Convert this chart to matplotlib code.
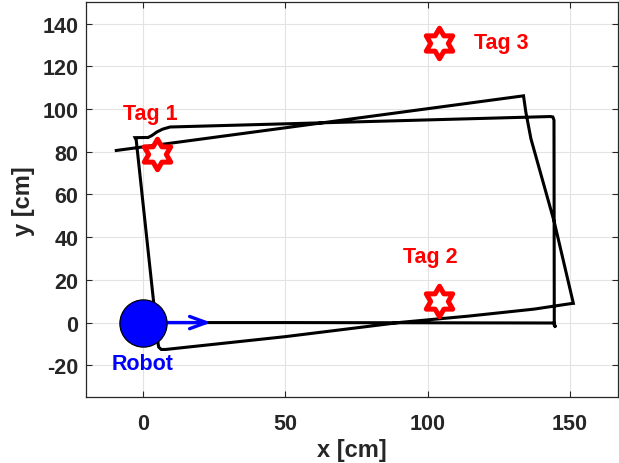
import numpy as np
import matplotlib
matplotlib.use("Agg")
import matplotlib.pyplot as plt
from matplotlib.path import Path
from matplotlib.markers import MarkerStyle
from matplotlib.patches import FancyArrowPatch

plt.rcParams['font.family'] = ['Liberation Sans', 'DejaVu Sans']
plt.rcParams['font.weight'] = 'bold'
plt.rcParams['axes.unicode_minus'] = False

# Odometry trajectory of the robot [cm]
traj_x = [0.0, 50.0, 100.0, 144.4, 145.0, 144.5, 144.4, 144.0, 143.2,
          9.6, 7.0, 5.0, 3.2, 1.9, -2.7, -2.3, 5.4, 5.6, 6.5, 8.0,
          50.0, 90.6, 114.2, 137.4, 150.4, 151.2, 144.5, 136.3,
          134.5, 133.7, -9.3]
traj_y = [0.0, 0.0, -0.1, -0.2, -2.3, -1.2, 94.8, 96.3, 96.5,
          91.6, 90.6, 89.3, 87.6, 86.7, 86.6, 85.5, -10.0, -11.5, -12.6, -12.6,
          -6.6, 0.1, 3.0, 6.3, 8.9, 9.0, 47.1, 86.1,
          98.7, 106.2, 80.6]

# Landmark tags [cm]
tag_names = ["Tag 1", "Tag 2", "Tag 3"]
tag_x = [5.0, 104.0, 104.0]
tag_y = [79.0, 10.0, 131.0]

# Robot start pose and heading arrow length [cm]
robot_x = 0.0
robot_y = 0.0
heading_len = 24.0

x_ticks = [0, 50, 100, 150]
y_ticks = [-20, 0, 20, 40, 60, 80, 100, 120, 140]

W, H = 619, 464
fig = plt.figure(figsize=(W / 100, H / 100), dpi=100)
left, right, top, bottom = 85.8, 617.5, 3.3, 398.3
ax = fig.add_axes([left / W, (H - bottom) / H, (right - left) / W, (bottom - top) / H])

axis_col = '#262626'
ax.set_xlim(-20, 166.7)
ax.set_ylim(-35, 150)
ax.set_xticks(x_ticks)
ax.set_yticks(y_ticks)
ax.grid(True, color='#e3e3e3', linewidth=0.8)
ax.set_axisbelow(True)
for s in ax.spines.values():
    s.set_color(axis_col)
    s.set_linewidth(0.9)
ax.tick_params(direction='in', length=4.3, width=0.8, color=axis_col,
               labelcolor=axis_col, labelsize=15.5, top=True, right=True)
ax.tick_params(axis='x', pad=11)
ax.tick_params(axis='y', pad=5.5)
for lab in ax.get_xticklabels() + ax.get_yticklabels():
    lab.set_fontweight('bold')

ax.set_xlabel('x [cm]', fontsize=17, fontweight='bold', color=axis_col)
ax.set_ylabel('y [cm]', fontsize=17, fontweight='bold', color=axis_col)
ax.xaxis.set_label_coords(0.5, -0.103)
ax.yaxis.set_label_coords(-0.0955, 0.5)

# Trajectory
ax.plot(traj_x, traj_y, color='black', linewidth=2.2, zorder=2,
        solid_joinstyle='miter')

# Heading arrow
arrow = FancyArrowPatch((robot_x, robot_y), (robot_x + heading_len, robot_y),
                        arrowstyle='->,head_length=0.6,head_width=0.22',
                        mutation_scale=20, color='blue', linewidth=2.4,
                        shrinkA=0, shrinkB=0, zorder=3)
ax.add_patch(arrow)

# Robot body
ax.plot([robot_x], [robot_y], marker='o', markersize=34, markerfacecolor='blue',
        markeredgecolor='black', markeredgewidth=0.9, linestyle='none', zorder=4)
ax.text(robot_x, robot_y - 19, 'Robot', color='blue', fontsize=15.5,
        fontweight='bold', ha='center', va='center', zorder=5)

# Hexagram marker for the tags
ang_out = np.deg2rad(90 + 60 * np.arange(6))
ang_in = ang_out + np.deg2rad(30)
r_in = 1 / np.sqrt(3)
verts = []
for a_o, a_i in zip(ang_out, ang_in):
    verts.append((np.cos(a_o), np.sin(a_o)))
    verts.append((r_in * np.cos(a_i), r_in * np.sin(a_i)))
verts.append(verts[0])
codes = [Path.MOVETO] + [Path.LINETO] * 11 + [Path.CLOSEPOLY]
hexagram = MarkerStyle(Path(verts, codes), joinstyle='miter')

ax.plot(tag_x, tag_y, marker=hexagram, markersize=22, markerfacecolor='white',
        markeredgecolor='red', markeredgewidth=3.6, linestyle='none', zorder=4)

label_offsets = [(-2.4, 19, 'center'), (-3.2, 21, 'center'), (12.4, 0, 'left')]
for name, tx, ty, (dx, dy, ha) in zip(tag_names, tag_x, tag_y, label_offsets):
    ax.text(tx + dx, ty + dy, name, color='red', fontsize=15.5, fontweight='bold',
            ha=ha, va='center', zorder=5)

fig.savefig('out.png', dpi=100)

══════════════════════════════

→ THE REQUEST:
Working from the material above, transcribe it exactly while omitting pictures.

→ REPLY TO THE TASK:
Convert this chart to matplotlib code.
import numpy as np
import matplotlib
matplotlib.use("Agg")
import matplotlib.pyplot as plt
from matplotlib.path import Path
from matplotlib.markers import MarkerStyle
from matplotlib.patches import FancyArrowPatch

plt.rcParams['font.family'] = ['Liberation Sans', 'DejaVu Sans']
plt.rcParams['font.weight'] = 'bold'
plt.rcParams['axes.unicode_minus'] = False

# Odometry trajectory of the robot [cm]
traj_x = [0.0, 50.0, 100.0, 144.4, 145.0, 144.5, 144.4, 144.0, 143.2,
          9.6, 7.0, 5.0, 3.2, 1.9, -2.7, -2.3, 5.4, 5.6, 6.5, 8.0,
          50.0, 90.6, 114.2, 137.4, 150.4, 151.2, 144.5, 136.3,
          134.5, 133.7, -9.3]
traj_y = [0.0, 0.0, -0.1, -0.2, -2.3, -1.2, 94.8, 96.3, 96.5,
          91.6, 90.6, 89.3, 87.6, 86.7, 86.6, 85.5, -10.0, -11.5, -12.6, -12.6,
          -6.6, 0.1, 3.0, 6.3, 8.9, 9.0, 47.1, 86.1,
          98.7, 106.2, 80.6]

# Landmark tags [cm]
tag_names = ["Tag 1", "Tag 2", "Tag 3"]
tag_x = [5.0, 104.0, 104.0]
tag_y = [79.0, 10.0, 131.0]

# Robot start pose and heading arrow length [cm]
robot_x = 0.0
robot_y = 0.0
heading_len = 24.0

x_ticks = [0, 50, 100, 150]
y_ticks = [-20, 0, 20, 40, 60, 80, 100, 120, 140]

W, H = 619, 464
fig = plt.figure(figsize=(W / 100, H / 100), dpi=100)
left, right, top, bottom = 85.8, 617.5, 3.3, 398.3
ax = fig.add_axes([left / W, (H - bottom) / H, (right - left) / W, (bottom - top) / H])

axis_col = '#262626'
ax.set_xlim(-20, 166.7)
ax.set_ylim(-35, 150)
ax.set_xticks(x_ticks)
ax.set_yticks(y_ticks)
ax.grid(True, color='#e3e3e3', linewidth=0.8)
ax.set_axisbelow(True)
for s in ax.spines.values():
    s.set_color(axis_col)
    s.set_linewidth(0.9)
ax.tick_params(direction='in', length=4.3, width=0.8, color=axis_col,
               labelcolor=axis_col, labelsize=15.5, top=True, right=True)
ax.tick_params(axis='x', pad=11)
ax.tick_params(axis='y', pad=5.5)
for lab in ax.get_xticklabels() + ax.get_yticklabels():
    lab.set_fontweight('bold')

ax.set_xlabel('x [cm]', fontsize=17, fontweight='bold', color=axis_col)
ax.set_ylabel('y [cm]', fontsize=17, fontweight='bold', color=axis_col)
ax.xaxis.set_label_coords(0.5, -0.103)
ax.yaxis.set_label_coords(-0.0955, 0.5)

# Trajectory
ax.plot(traj_x, traj_y, color='black', linewidth=2.2, zorder=2,
        solid_joinstyle='miter')

# Heading arrow
arrow = FancyArrowPatch((robot_x, robot_y), (robot_x + heading_len, robot_y),
                        arrowstyle='->,head_length=0.6,head_width=0.22',
                        mutation_scale=20, color='blue', linewidth=2.4,
                        shrinkA=0, shrinkB=0, zorder=3)
ax.add_patch(arrow)

# Robot body
ax.plot([robot_x], [robot_y], marker='o', markersize=34, markerfacecolor='blue',
        markeredgecolor='black', markeredgewidth=0.9, linestyle='none', zorder=4)
ax.text(robot_x, robot_y - 19, 'Robot', color='blue', fontsize=15.5,
        fontweight='bold', ha='center', va='center', zorder=5)

# Hexagram marker for the tags
ang_out = np.deg2rad(90 + 60 * np.arange(6))
ang_in = ang_out + np.deg2rad(30)
r_in = 1 / np.sqrt(3)
verts = []
for a_o, a_i in zip(ang_out, ang_in):
    verts.append((np.cos(a_o), np.sin(a_o)))
    verts.append((r_in * np.cos(a_i), r_in * np.sin(a_i)))
verts.append(verts[0])
codes = [Path.MOVETO] + [Path.LINETO] * 11 + [Path.CLOSEPOLY]
hexagram = MarkerStyle(Path(verts, codes), joinstyle='miter')

ax.plot(tag_x, tag_y, marker=hexagram, markersize=22, markerfacecolor='white',
        markeredgecolor='red', markeredgewidth=3.6, linestyle='none', zorder=4)

label_offsets = [(-2.4, 19, 'center'), (-3.2, 21, 'center'), (12.4, 0, 'left')]
for name, tx, ty, (dx, dy, ha) in zip(tag_names, tag_x, tag_y, label_offsets):
    ax.text(tx + dx, ty + dy, name, color='red', fontsize=15.5, fontweight='bold',
            ha=ha, va='center', zorder=5)

fig.savefig('out.png', dpi=100)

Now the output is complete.